>> Start PROVIDED DATA

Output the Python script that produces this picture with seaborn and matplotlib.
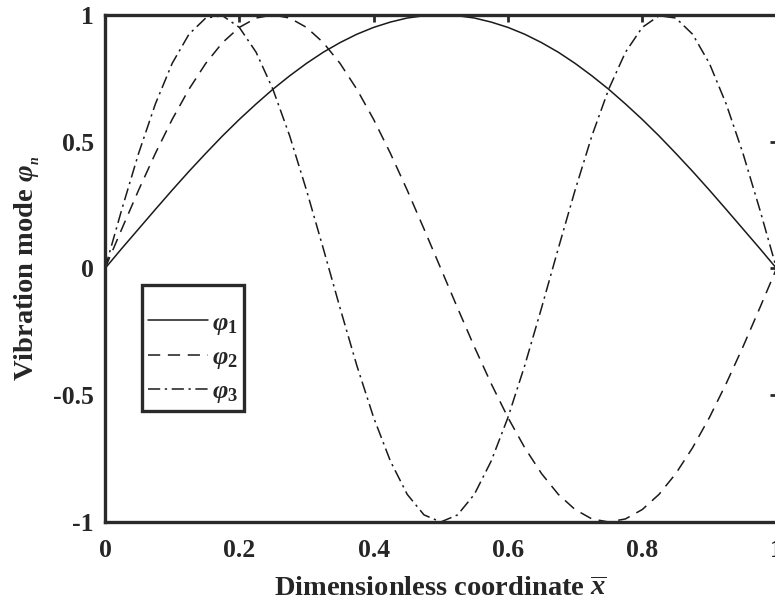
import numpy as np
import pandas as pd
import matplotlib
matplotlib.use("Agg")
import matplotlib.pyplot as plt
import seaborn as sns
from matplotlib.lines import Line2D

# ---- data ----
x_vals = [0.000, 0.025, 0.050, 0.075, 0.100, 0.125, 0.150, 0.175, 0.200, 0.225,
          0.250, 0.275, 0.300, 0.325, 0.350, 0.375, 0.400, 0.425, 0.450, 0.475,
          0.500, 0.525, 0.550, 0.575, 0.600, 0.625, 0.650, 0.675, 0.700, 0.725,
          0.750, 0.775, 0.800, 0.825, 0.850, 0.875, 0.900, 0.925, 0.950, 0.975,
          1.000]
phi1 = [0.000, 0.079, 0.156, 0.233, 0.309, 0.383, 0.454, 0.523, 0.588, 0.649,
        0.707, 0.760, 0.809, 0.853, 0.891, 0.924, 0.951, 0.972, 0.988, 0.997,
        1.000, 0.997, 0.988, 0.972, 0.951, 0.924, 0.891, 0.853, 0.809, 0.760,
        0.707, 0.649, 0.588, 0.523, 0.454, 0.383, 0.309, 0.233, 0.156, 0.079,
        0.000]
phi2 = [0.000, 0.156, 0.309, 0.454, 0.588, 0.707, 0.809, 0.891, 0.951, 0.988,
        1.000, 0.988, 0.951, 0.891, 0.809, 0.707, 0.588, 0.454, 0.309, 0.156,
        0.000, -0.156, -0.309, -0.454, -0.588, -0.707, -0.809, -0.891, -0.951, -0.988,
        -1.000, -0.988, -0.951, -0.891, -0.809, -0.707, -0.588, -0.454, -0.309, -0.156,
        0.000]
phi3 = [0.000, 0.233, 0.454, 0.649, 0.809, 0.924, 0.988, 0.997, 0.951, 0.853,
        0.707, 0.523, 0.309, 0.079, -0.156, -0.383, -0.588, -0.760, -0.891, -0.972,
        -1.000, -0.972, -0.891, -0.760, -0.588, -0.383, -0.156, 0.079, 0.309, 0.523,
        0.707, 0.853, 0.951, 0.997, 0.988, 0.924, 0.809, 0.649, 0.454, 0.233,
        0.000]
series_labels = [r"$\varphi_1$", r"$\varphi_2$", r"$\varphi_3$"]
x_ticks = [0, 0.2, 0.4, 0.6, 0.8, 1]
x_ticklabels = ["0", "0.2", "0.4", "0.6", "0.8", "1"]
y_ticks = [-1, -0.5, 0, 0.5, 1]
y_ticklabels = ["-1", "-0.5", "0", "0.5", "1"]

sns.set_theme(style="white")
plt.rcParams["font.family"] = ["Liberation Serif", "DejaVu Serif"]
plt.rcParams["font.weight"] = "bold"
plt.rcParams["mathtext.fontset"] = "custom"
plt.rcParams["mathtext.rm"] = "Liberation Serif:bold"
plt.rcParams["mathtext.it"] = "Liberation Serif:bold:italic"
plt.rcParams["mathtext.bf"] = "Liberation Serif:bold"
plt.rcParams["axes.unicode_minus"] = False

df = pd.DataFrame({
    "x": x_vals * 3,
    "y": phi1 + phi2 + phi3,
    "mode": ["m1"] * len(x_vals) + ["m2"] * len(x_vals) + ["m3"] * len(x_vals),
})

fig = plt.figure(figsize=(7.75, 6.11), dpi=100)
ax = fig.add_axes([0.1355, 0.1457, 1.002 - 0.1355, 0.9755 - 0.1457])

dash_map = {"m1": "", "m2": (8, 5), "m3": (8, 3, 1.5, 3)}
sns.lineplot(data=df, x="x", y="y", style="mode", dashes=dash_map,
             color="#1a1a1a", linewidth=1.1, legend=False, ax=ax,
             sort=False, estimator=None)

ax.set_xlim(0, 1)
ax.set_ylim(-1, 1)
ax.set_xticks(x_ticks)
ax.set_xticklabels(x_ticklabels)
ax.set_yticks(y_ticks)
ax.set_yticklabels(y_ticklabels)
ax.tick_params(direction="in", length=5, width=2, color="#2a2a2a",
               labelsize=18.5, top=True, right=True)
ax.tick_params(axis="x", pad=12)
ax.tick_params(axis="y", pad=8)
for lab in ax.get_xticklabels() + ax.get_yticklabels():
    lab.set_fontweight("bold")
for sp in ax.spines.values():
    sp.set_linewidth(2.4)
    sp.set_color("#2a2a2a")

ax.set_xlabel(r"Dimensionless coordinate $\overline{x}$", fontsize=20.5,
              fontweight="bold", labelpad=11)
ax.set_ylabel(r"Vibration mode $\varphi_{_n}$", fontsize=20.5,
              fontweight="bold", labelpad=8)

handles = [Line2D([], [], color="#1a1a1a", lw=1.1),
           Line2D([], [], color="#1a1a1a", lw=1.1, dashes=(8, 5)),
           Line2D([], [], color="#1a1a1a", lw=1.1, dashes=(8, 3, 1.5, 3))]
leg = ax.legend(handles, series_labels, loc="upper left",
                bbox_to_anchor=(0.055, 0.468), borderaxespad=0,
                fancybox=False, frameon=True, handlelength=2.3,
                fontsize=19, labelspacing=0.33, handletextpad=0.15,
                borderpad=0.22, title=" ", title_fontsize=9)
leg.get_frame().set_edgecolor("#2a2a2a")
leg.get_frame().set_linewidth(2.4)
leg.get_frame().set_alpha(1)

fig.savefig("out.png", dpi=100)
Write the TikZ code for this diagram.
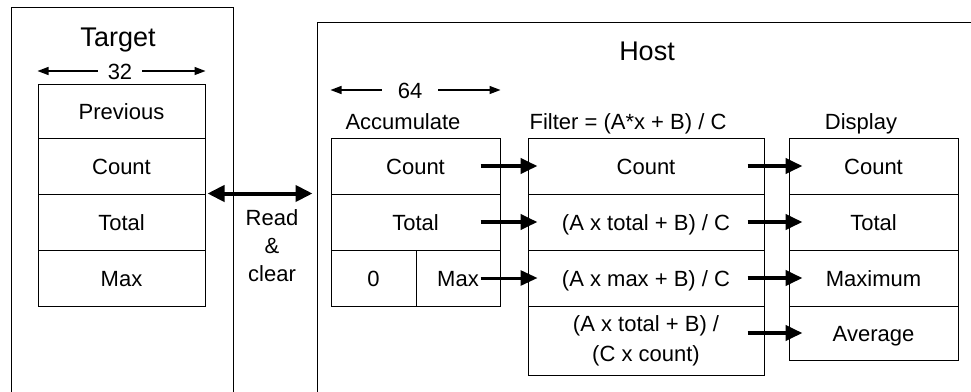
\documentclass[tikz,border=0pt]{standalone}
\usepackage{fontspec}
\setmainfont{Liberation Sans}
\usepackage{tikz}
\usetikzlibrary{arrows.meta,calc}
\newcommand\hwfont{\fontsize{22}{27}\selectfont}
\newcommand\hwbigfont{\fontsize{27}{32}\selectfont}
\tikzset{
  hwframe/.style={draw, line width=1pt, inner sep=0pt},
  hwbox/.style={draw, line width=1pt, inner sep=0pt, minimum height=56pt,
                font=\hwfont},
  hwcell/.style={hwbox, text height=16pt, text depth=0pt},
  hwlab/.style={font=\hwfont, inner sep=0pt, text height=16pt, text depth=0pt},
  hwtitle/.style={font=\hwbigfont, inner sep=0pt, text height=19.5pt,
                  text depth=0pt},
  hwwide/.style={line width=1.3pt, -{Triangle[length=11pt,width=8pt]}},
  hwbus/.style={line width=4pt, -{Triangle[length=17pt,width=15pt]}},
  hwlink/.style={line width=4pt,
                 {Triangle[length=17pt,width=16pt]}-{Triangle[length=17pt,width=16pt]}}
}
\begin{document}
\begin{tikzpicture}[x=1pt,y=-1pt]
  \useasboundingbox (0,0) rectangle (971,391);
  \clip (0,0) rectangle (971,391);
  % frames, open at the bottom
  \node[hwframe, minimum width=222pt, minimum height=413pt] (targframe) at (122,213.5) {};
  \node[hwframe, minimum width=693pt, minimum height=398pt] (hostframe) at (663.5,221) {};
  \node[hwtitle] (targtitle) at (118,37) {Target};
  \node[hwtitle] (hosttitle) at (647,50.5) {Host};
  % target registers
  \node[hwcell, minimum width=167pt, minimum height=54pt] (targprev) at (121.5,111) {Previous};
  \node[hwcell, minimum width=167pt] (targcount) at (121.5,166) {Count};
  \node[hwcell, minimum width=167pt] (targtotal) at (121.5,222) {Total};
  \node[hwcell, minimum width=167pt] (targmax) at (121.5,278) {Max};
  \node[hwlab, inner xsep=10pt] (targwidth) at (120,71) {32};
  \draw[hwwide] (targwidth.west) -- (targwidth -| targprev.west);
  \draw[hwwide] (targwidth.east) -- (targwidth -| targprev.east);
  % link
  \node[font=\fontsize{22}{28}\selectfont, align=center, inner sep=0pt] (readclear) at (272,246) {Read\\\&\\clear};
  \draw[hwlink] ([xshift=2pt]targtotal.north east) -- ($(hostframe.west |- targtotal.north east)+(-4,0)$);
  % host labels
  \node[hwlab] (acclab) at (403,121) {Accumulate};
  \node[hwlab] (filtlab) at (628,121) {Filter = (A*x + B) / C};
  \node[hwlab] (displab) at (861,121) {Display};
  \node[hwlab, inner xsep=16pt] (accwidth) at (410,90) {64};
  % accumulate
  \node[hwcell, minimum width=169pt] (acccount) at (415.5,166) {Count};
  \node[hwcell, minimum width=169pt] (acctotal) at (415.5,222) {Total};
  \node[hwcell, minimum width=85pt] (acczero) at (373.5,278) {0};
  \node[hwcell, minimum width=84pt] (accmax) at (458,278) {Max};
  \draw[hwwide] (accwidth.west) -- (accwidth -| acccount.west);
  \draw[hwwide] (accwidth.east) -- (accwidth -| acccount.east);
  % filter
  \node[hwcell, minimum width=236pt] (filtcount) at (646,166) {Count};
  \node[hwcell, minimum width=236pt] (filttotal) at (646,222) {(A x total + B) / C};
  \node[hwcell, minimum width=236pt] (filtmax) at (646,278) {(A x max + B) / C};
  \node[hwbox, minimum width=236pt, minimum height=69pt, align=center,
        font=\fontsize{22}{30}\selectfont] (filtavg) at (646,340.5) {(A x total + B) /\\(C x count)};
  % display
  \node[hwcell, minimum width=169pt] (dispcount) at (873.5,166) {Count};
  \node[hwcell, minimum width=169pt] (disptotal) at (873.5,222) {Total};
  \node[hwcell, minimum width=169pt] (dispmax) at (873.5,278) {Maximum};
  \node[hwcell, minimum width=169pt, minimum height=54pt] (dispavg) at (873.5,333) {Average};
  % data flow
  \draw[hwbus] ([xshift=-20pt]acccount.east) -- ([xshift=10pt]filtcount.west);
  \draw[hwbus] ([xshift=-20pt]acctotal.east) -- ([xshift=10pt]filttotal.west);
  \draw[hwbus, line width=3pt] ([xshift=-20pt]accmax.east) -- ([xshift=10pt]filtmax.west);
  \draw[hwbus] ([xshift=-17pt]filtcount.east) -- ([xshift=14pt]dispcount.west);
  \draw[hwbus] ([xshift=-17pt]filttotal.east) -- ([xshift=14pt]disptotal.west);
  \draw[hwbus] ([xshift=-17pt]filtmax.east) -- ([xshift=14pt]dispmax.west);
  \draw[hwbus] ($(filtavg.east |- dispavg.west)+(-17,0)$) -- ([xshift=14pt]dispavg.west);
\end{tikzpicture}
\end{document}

>> End PROVIDED DATA

WHAT NEEDS TO BE DONE
Start at the first line of the records and write out everything up to and including the line containing "from matplotlib.lines import Line2D". No pictures.

RESPONSE TO THIS EXERCISE
Output the Python script that produces this picture with seaborn and matplotlib.
import numpy as np
import pandas as pd
import matplotlib
matplotlib.use("Agg")
import matplotlib.pyplot as plt
import seaborn as sns
from matplotlib.lines import Line2D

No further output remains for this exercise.